This is a section I'm working on for the book. It's not a simple answer...
Tooth and claw - the productivity answer
There were once two hikers setting up camp in the woods after a long day’s walking. They’d just finished their evening meal and were settling down in their tent, getting into their sleeping bags, when they heard the unmistakable sounds of a bear snuffling around the campsite. They froze with fear. Then they heard it getting closer, then they saw the bulge in the nylon as the bear rubbed against the outside of the tent. One of the hikers slowly reached over to their rucksack, dug out a pair of running shoes and silently started putting them on.
“What are you doing?” whispered the other hiker “You can’t outrun a bear”
“I don’t have to outrun a bear” the first hiker replied “I just have to outrun you”
This is a reason to be interesting. It’s a competitive world out there. In a world of work, a world of raising money to start a business, or to persuade someone to buy your new idea, or to support your cause, or whatever it is, it helps if you’ve got a little edge. And being more interesting can be that edge. It won’t make you the fastest runner in the world but it’ll help.

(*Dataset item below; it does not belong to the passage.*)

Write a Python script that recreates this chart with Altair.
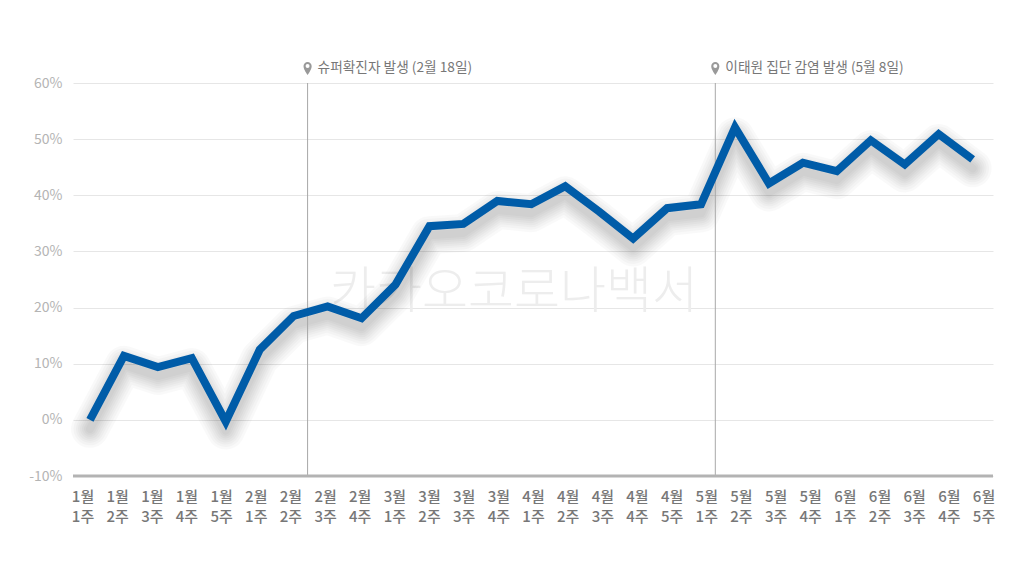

Just because - the life is for living answer
Someone once did a study which claimed that a greater proportion of scientists who won Nobel Prizes had hobbies than those that didn't. I posted this on the Do Interesting instagram and my friend James poked at it, questioning what I was suggesting: ‘be interesting so you can be successful, so you can win?’ And, yes, that's a bit of it, we talked about that above.
But there's more to it than that. I think it's a useful counter to all the productivity pom in the world to remember that not only is being maniacally focused on work unhealthy, but that it also doesn’t work. I like the Nobel/hobbies study because it demonstrates that hobbies don't get in the way of professional success. Many of us want to succeed professionally and feel like our hobbies should sit on pause while we do it. This is study is one indication that that's pointless.
What else is there? - the happiness answer
The Australian author Helen Garner just wrote a magnificent essay for The Guardian about happiness. She said she’d finally realised that it wasn’t a thing you got after a lifetime of striving but something that you ‘glimpse in the corner of your eye’ Something elusive, that slips away before you name it.
And then she writes:
“So I’m not going to spend what’s left of my life hanging round waiting for it. I’m going to settle for small, random stabs of extreme interestingness – moments of intense awareness of the things I’m about to lose, and of gladness that they exist. Things that remind me of other things. Tiny scenes. Words that people choose, their accidentally biblical turns of phrase. Hand-lettered signs, quotes from books, offhand remarks that make me think of dead people, or of living ones I can no longer stand the sight of. I plan to keep writing them down, praising them, arranging them like stepping stones into the dark. Maybe they’ll lead me somewhere good before I shrivel up and blow away.”
And then she tells you about the things she’s noticed. It’s magical and mundane. Go read it.
Being interesting means being interested. What else is there?